--- Material ---

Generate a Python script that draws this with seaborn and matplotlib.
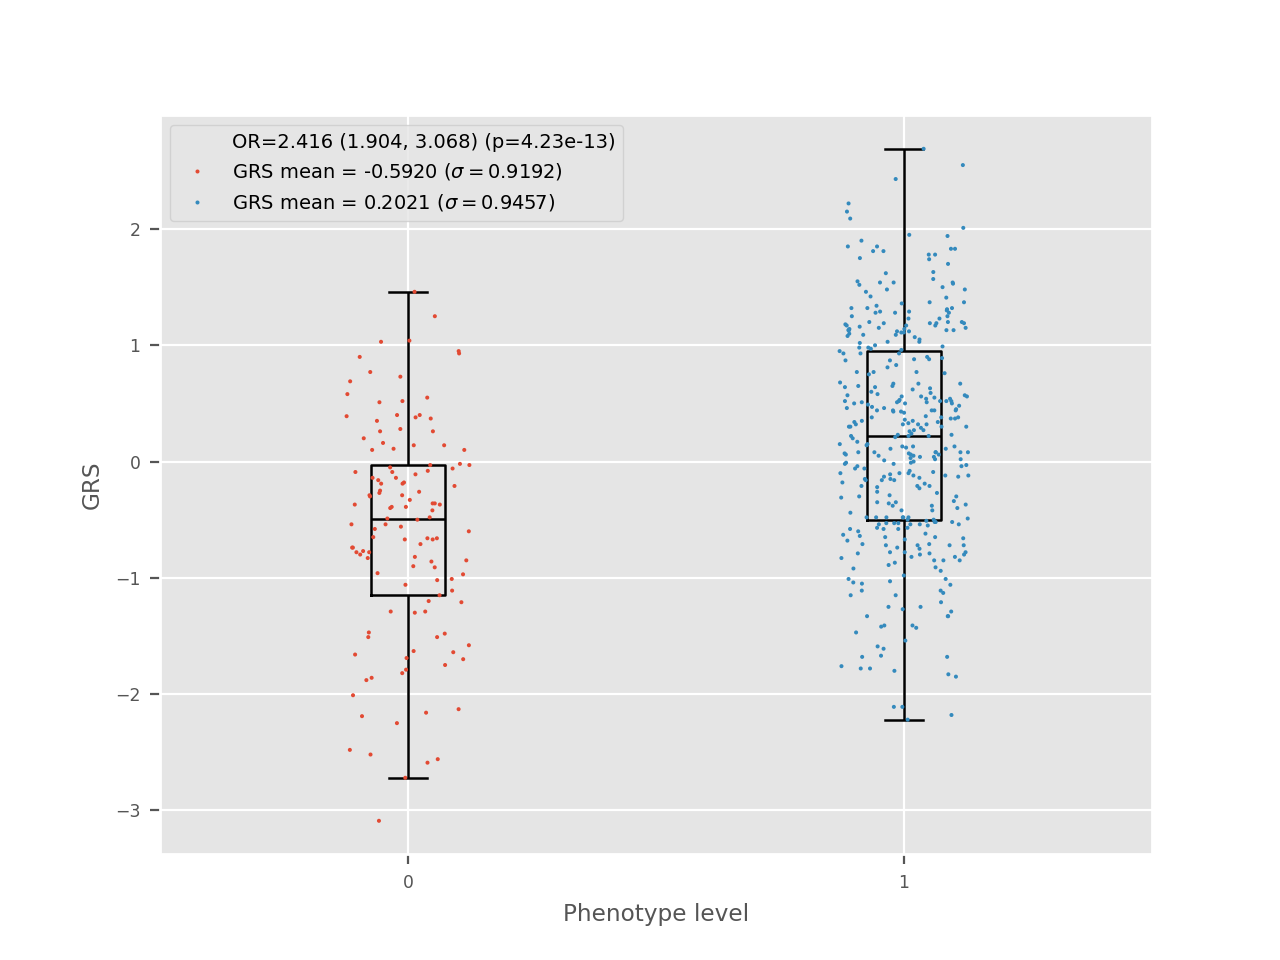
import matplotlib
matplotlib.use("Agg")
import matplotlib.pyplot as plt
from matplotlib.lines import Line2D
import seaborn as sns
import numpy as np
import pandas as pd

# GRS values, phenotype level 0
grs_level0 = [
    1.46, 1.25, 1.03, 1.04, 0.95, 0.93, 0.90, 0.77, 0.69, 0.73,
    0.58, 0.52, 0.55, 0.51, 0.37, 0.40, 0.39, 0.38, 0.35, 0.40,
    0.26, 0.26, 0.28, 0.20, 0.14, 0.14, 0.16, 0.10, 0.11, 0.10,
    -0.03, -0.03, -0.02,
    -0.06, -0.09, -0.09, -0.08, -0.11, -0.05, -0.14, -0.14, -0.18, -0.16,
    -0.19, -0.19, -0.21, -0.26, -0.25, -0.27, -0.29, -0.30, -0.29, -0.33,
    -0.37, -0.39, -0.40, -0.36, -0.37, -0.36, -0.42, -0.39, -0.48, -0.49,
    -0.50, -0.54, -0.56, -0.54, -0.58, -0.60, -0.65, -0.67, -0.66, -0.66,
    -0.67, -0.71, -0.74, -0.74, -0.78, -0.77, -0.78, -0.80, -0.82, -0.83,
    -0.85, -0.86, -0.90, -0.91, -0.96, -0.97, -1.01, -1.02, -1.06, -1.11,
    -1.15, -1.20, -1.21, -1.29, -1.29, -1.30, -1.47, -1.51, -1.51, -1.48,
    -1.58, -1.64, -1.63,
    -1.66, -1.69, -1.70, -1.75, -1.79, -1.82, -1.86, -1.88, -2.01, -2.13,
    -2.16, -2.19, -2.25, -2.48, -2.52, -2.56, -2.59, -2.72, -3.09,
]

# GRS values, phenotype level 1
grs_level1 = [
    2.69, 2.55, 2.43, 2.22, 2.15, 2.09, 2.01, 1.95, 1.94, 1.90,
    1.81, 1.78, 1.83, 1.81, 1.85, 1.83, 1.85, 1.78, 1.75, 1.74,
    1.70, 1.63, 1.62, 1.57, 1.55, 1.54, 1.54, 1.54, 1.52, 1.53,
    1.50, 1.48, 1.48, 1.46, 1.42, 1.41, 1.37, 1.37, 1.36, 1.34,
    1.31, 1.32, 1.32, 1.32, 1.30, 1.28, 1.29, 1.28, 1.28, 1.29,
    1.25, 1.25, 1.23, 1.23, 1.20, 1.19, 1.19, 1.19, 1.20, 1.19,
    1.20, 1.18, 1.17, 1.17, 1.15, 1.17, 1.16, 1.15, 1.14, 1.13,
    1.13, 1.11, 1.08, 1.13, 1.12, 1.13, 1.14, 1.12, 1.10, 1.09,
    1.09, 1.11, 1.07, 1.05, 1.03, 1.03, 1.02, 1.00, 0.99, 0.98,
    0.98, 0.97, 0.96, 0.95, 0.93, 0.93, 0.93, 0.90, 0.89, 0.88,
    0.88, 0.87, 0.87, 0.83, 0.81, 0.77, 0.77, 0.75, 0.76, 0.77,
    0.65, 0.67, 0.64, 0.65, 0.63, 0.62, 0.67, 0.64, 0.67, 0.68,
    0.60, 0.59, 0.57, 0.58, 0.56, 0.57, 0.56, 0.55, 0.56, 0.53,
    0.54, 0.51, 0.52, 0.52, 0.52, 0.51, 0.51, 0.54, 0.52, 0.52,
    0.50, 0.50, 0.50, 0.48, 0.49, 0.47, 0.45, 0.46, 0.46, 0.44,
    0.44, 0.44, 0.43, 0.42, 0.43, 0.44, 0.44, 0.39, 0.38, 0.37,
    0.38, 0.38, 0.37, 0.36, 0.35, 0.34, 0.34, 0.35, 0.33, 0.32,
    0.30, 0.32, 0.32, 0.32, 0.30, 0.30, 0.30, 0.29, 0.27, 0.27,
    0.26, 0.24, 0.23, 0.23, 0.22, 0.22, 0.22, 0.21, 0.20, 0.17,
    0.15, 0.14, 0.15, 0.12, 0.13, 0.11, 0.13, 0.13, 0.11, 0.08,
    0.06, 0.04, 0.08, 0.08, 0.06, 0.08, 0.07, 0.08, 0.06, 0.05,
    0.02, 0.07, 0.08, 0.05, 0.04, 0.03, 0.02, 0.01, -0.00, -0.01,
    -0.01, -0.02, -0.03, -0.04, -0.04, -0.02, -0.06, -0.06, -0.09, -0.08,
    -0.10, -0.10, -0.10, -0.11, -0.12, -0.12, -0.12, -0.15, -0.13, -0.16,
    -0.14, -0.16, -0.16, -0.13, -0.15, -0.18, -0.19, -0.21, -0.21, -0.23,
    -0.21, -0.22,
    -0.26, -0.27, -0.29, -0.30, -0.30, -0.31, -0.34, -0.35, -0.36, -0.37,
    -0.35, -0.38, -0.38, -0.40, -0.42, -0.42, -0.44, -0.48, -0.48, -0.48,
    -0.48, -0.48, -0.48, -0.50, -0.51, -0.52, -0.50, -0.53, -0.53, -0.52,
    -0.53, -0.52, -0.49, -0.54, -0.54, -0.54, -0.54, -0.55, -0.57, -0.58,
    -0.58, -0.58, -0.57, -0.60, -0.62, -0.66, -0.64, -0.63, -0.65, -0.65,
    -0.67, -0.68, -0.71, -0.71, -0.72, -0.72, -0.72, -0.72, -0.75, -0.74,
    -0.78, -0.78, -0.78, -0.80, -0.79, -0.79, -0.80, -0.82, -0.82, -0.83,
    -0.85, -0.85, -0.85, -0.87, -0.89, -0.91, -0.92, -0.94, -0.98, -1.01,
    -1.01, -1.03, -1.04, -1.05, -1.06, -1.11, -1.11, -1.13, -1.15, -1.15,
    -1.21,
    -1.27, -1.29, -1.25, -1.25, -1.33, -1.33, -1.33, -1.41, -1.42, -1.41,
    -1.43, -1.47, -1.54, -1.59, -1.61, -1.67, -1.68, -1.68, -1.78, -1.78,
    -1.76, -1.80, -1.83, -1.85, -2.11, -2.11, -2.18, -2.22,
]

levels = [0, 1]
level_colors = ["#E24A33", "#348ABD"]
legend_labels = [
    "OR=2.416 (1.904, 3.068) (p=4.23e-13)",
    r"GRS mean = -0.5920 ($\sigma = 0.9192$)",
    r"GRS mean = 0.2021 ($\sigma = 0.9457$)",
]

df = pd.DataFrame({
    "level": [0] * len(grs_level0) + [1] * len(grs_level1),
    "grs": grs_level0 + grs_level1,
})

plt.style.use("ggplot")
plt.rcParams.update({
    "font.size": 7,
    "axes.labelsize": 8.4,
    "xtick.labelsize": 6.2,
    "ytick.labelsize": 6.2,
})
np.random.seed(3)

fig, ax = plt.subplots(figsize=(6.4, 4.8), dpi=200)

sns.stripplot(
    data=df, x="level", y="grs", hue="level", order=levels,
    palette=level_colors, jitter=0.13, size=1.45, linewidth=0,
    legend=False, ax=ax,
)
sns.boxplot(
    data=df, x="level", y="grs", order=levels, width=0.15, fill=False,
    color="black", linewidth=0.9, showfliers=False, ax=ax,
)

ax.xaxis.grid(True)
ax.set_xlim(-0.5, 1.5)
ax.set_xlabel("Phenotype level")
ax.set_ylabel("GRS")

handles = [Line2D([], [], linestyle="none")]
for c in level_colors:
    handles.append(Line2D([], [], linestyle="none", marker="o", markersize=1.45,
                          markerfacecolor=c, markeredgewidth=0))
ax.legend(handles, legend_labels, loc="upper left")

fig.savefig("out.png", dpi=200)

---

[Work required] Track down all lines above with the string "matplotlib" and copy them.

[Result for this task]
Generate a Python script that draws this with seaborn and matplotlib.
import matplotlib
matplotlib.use("Agg")
import matplotlib.pyplot as plt
from matplotlib.lines import Line2D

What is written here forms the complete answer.